Would this information have been provided to the requester in the absence of this assertion of parliamentary privilege?
What is the impact on transparency in the process, and further on the ability of my office to effectively review a government decision to withhold information when a false pretence might have been used?
These are only a few of the questions, Mr. Chair, that actually come to mind when one considers some of the instances that have been referred to this committee in its review of this issue. In my view, the best way to protect requesters' rights and to ensure transparency, accountability, and effective oversight would be to amend the act to cover the administrative records under the control of Parliament, while adding a specific exemption to deal with parliamentary privilege.
This amendment should also clarify who has authority to assert the privilege for purposes of the act. Both the Standing Committee on Justice in 1986 and the access to information review task force in 2002 have made this recommendation.

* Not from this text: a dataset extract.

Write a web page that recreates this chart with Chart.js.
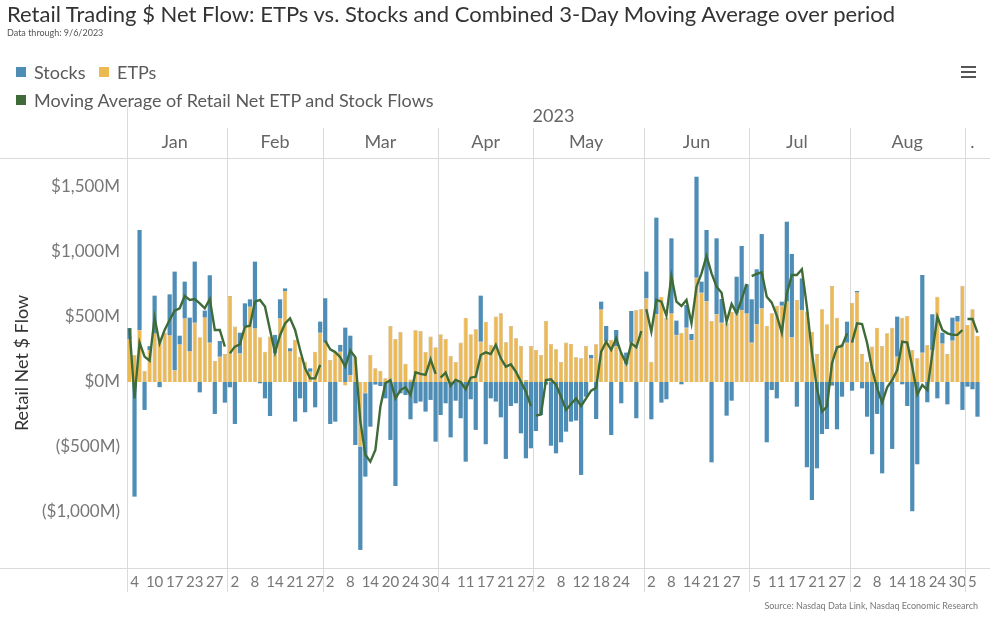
<!DOCTYPE html>
<html>
<head>
<meta charset="utf-8">
<script src="https://cdn.jsdelivr.net/npm/chart.js@4.4.0/dist/chart.umd.min.js"></script>
<style>
  body { margin: 0; background: #fff; }
  #wrap { position: relative; width: 990px; height: 620px; overflow: hidden; font-family: Lato, "Open Sans", sans-serif; }
  #c { position: absolute; left: 0; top: 0; }
  .t { position: absolute; white-space: nowrap; line-height: 1; }
  .sq { position: absolute; width: 10px; height: 10px; }
  .hb { position: absolute; left: 961px; width: 15px; height: 2px; background: #555; }
</style>
</head>
<body>
<div id="wrap">
  <canvas id="c" width="990" height="620"></canvas>
  <div class="t" style="left:7px;top:3px;font-size:22px;color:#333;">Retail Trading $ Net Flow: ETPs vs. Stocks and Combined 3-Day Moving Average over period</div>
  <div class="t" style="left:7px;top:28px;font-size:9px;color:#555;">Data through: 9/6/2023</div>
  <div class="sq" style="left:16px;top:67px;background:#4E8DB6;"></div>
  <div class="t" style="left:34px;top:63px;font-size:18px;color:#5a5a5a;">Stocks</div>
  <div class="sq" style="left:99px;top:67px;background:#ECB953;"></div>
  <div class="t" style="left:117px;top:63px;font-size:18px;color:#5a5a5a;">ETPs</div>
  <div class="sq" style="left:16px;top:95px;background:#3E6B38;"></div>
  <div class="t" style="left:34px;top:91px;font-size:18px;color:#5a5a5a;">Moving Average of Retail Net ETP and Stock Flows</div>
  <div class="hb" style="top:66px;"></div>
  <div class="hb" style="top:71px;"></div>
  <div class="hb" style="top:76px;"></div>
  <div class="t" style="right:12px;top:601px;font-size:9px;color:#777;">Source: Nasdaq Data Link, Nasdaq Economic Research</div>
</div>
<script>
// ---- Trading days (categories) per month, 2023 ----
const monthNames = ['Jan', 'Feb', 'Mar', 'Apr', 'May', 'Jun', 'Jul', 'Aug', '.'];
const tradingDays = [
  [3,4,5,6,9,10,11,12,13,17,18,19,20,23,24,25,26,27,30,31],
  [1,2,3,6,7,8,9,10,13,14,15,16,17,21,22,23,24,27,28],
  [1,2,3,6,7,8,9,10,13,14,15,16,17,20,21,22,23,24,27,28,29,30,31],
  [3,4,5,6,10,11,12,13,14,17,18,19,20,21,24,25,26,27,28],
  [1,2,3,4,5,8,9,10,11,12,15,16,17,18,19,22,23,24,25,26,30,31],
  [1,2,5,6,7,8,9,12,13,14,15,16,20,21,22,23,26,27,28,29,30],
  [3,5,6,7,10,11,12,13,14,17,18,19,20,21,24,25,26,27,28,31],
  [1,2,3,4,7,8,9,10,11,14,15,16,17,18,21,22,23,24,25,28,29,30,31],
  [1,5,6]
];
// ---- Day-number tick labels shown on the bottom axis ----
const tickDays = [
  [4,10,17,23,27], [2,8,14,21,27], [2,8,14,20,24,30], [4,11,17,21,27],
  [2,8,12,18,24], [2,8,14,21,27], [5,11,17,21,27], [2,8,14,18,24,30], [5]
];
// ---- Y axis tick values ($M) ----
const yTicks = [-1000, -500, 0, 500, 1000, 1500];

// ---- Series values, $M (Jan .. Sep) ----
const etpFlow = [
  330,208,400,87,246,374,340,380,361,92,290,490,238,456,344,497,303,162,195,215,
  661,426,220,426,579,413,344,233,349,220,490,700,238,323,195,156,79,233,379,
  303,169,226,233,-28,54,190,-497,-87,208,105,87,28,431,331,385,141,20,397,392,231,349,267,
  367,331,200,154,303,495,367,405,310,464,285,503,528,305,431,336,279,15,277,
  246,208,469,292,251,154,303,292,190,182,277,182,290,559,315,323,277,226,136,303,554,562,
  644,156,523,656,495,528,362,379,418,323,803,687,623,469,523,456,456,541,528,554,528,
  303,446,567,433,528,587,587,618,344,631,554,541,387,215,559,444,738,495,290,303,
  610,690,215,156,272,418,277,374,418,195,495,508,246,182,226,285,246,656,297,215,318,464,741,
  438,559,356
];
const stocksFlow = [
  85,-882,769,-215,30,290,-40,0,313,757,66,282,257,470,-80,52,518,-246,120,-159,
  -41,-323,159,179,57,513,-10,-126,-262,142,146,20,21,-305,-126,-233,26,-195,85,
  341,-323,-305,52,418,302,-485,-795,-641,-344,-20,-31,-126,-446,-800,-87,-100,-287,-164,-151,-228,-138,-459,
  -254,-164,-426,-144,-279,-613,-133,-369,354,-479,-126,-151,-272,-592,-185,-164,-395,-587,-510,
  -377,-254,-20,-490,-549,-464,-382,-305,-297,-715,-113,26,-285,59,116,-408,123,-164,90,243,-279,0,
  205,-287,741,-159,-133,577,110,-18,174,46,776,85,546,-618,582,182,-259,-144,282,492,223,
  333,421,571,-464,-62,-126,31,615,641,-190,243,-656,-908,-664,-400,-362,-28,-364,-113,161,
  -67,10,-49,-267,-556,-246,-703,0,-515,308,-18,-185,-995,-633,597,-156,275,-126,82,-172,177,44,-215,
  -36,-56,-267
];
const movingAvg = [
  413,-126,303,195,164,495,297,400,477,549,567,662,631,638,605,567,638,400,400,272,
  220,272,290,425,433,618,631,580,400,225,360,450,490,400,246,105,28,28,131,
  318,251,230,190,118,241,190,-300,-560,-613,-523,-190,-10,15,-126,-62,-41,-100,74,62,54,174,62,
  33,72,-28,15,0,-56,33,41,208,228,215,285,182,118,136,79,3,-74,-185,
  -259,-250,15,20,-23,-113,-215,-169,-126,-185,-126,-67,-44,233,310,246,336,220,144,297,267,392,
  559,387,631,618,510,815,618,585,631,451,733,836,969,836,733,687,464,600,528,638,754,
  815,831,844,656,610,510,379,682,823,823,867,579,226,-49,-228,-190,144,267,277,374,
  303,451,446,300,100,-50,-159,-41,15,92,310,303,118,-95,-23,-62,220,503,400,374,362,362,400,
  485,485,379
];

// ---- derived lookups ----
const labels = [], monthOf = [], dayOf = [];
tradingDays.forEach((days, m) => days.forEach(d => {
  labels.push('2023-' + String(m + 1).padStart(2, '0') + '-' + String(d).padStart(2, '0'));
  monthOf.push(m); dayOf.push(d);
}));
const monthStart = [], monthMid = {};
let acc = 0;
tradingDays.forEach((days, m) => {
  monthStart.push(acc);
  monthMid[acc + Math.floor((days.length - 1) / 2)] = monthNames[m];
  acc += days.length;
});

const gridColor = '#dadada';
const framePlugin = {
  id: 'frame',
  beforeDatasetsDraw(chart) {
    const ctx = chart.ctx, x = chart.scales.x, a = chart.chartArea;
    ctx.save();
    ctx.strokeStyle = gridColor;
    ctx.lineWidth = 1;
    ctx.beginPath();
    ctx.moveTo(0, a.top + 0.5); ctx.lineTo(990, a.top + 0.5);
    ctx.moveTo(0, a.bottom + 0.5); ctx.lineTo(990, a.bottom + 0.5);
    ctx.moveTo(Math.round(a.left) + 0.5, 106); ctx.lineTo(Math.round(a.left) + 0.5, 592);
    monthStart.slice(1).forEach(i => {
      const px = Math.round((x.getPixelForValue(i - 1) + x.getPixelForValue(i)) / 2) + 0.5;
      ctx.moveTo(px, 128); ctx.lineTo(px, 592);
    });
    ctx.stroke();
    ctx.restore();
  }
};

Chart.defaults.font.family = 'Lato, "Open Sans", sans-serif';

new Chart(document.getElementById('c'), {
  type: 'bar',
  data: {
    labels: labels,
    datasets: [
      {
        type: 'line', label: 'Moving Average of Retail Net ETP and Stock Flows', data: movingAvg,
        borderColor: '#3E6B38', borderWidth: 2.4, pointRadius: 0, tension: 0, order: 0,
        segment: {
          borderColor: c => monthOf[c.p0DataIndex] !== monthOf[c.p1DataIndex] ? 'rgba(0,0,0,0)' : '#3E6B38'
        }
      },
      {
        label: 'ETPs', data: etpFlow, backgroundColor: '#ECB953',
        borderColor: 'rgba(170,140,90,0.75)', borderWidth: 0.6,
        barPercentage: 0.84, categoryPercentage: 1, order: 1, stack: 's'
      },
      {
        label: 'Stocks', data: stocksFlow, backgroundColor: '#4E8DB6',
        borderWidth: 0, barPercentage: 0.84, categoryPercentage: 1, order: 1, stack: 's'
      }
    ]
  },
  options: {
    responsive: false,
    animation: false,
    layout: { padding: { top: 105, right: 10, left: 0, bottom: 0 } },
    plugins: { legend: { display: false }, tooltip: { enabled: false } },
    scales: {
      x: {
        type: 'category', position: 'bottom', stacked: true, offset: true,
        grid: { display: false, drawTicks: false }, border: { display: false },
        ticks: {
          autoSkip: false, maxRotation: 0, minRotation: 0, padding: 5,
          color: '#777', font: { size: 15 },
          callback: (v, i) => tickDays[monthOf[i]].includes(dayOf[i]) ? String(dayOf[i]) : ''
        },
        afterFit: s => { s.height = 52; }
      },
      xTop: {
        type: 'category', position: 'top', offset: true,
        grid: { display: false, drawTicks: false }, border: { display: false },
        ticks: {
          autoSkip: false, maxRotation: 0, minRotation: 0, padding: 5,
          color: '#666', font: { size: 18 },
          callback: (v, i) => monthMid[i] || ''
        },
        title: { display: true, text: '2023', color: '#666', font: { size: 18 }, padding: { top: 0, bottom: 0 } },
        afterFit: s => { s.height = 53; }
      },
      y: {
        stacked: true, min: -1431, max: 1723,
        grid: { display: false, drawTicks: false }, border: { display: false },
        afterBuildTicks: s => { s.ticks = yTicks.map(v => ({ value: v })); },
        ticks: {
          padding: 7, color: '#777', font: { size: 17 },
          callback: v => v === 0 ? '$0M' : (v > 0 ? '$' + v.toLocaleString('en-US') + 'M' : '($' + (-v).toLocaleString('en-US') + 'M)')
        },
        title: { display: true, text: 'Retail Net $ Flow', color: '#333', font: { size: 18 }, padding: { top: 11, bottom: 0 } },
        afterFit: s => { s.width = 127; }
      }
    }
  },
  plugins: [framePlugin]
});
</script>
</body>
</html>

Internationally—and I believe I've provided the committee with a table with a short international benchmarking—two Westminster jurisdictions have actually addressed this issue specifically in their freedom of information legislation. The U.K. legislation applies to Parliament and exempts records if their disclosure would infringe the privileges of Parliament. In Australia, the Freedom of Information Act specifically addresses the question of parliamentary privilege as well.
Within Canada the provinces of Alberta, Prince Edward Island, and Newfoundland and Labrador have an exemption for parliamentary privilege. In addition, other jurisdictions cover, in one form or another, the parliamentary institutions. Quebec and Ontario, for example, cover some specific records.
Thank you, Mr. Chair.
I will now yield the floor to Mr. Drapeau.
I would be happy to answer your questions.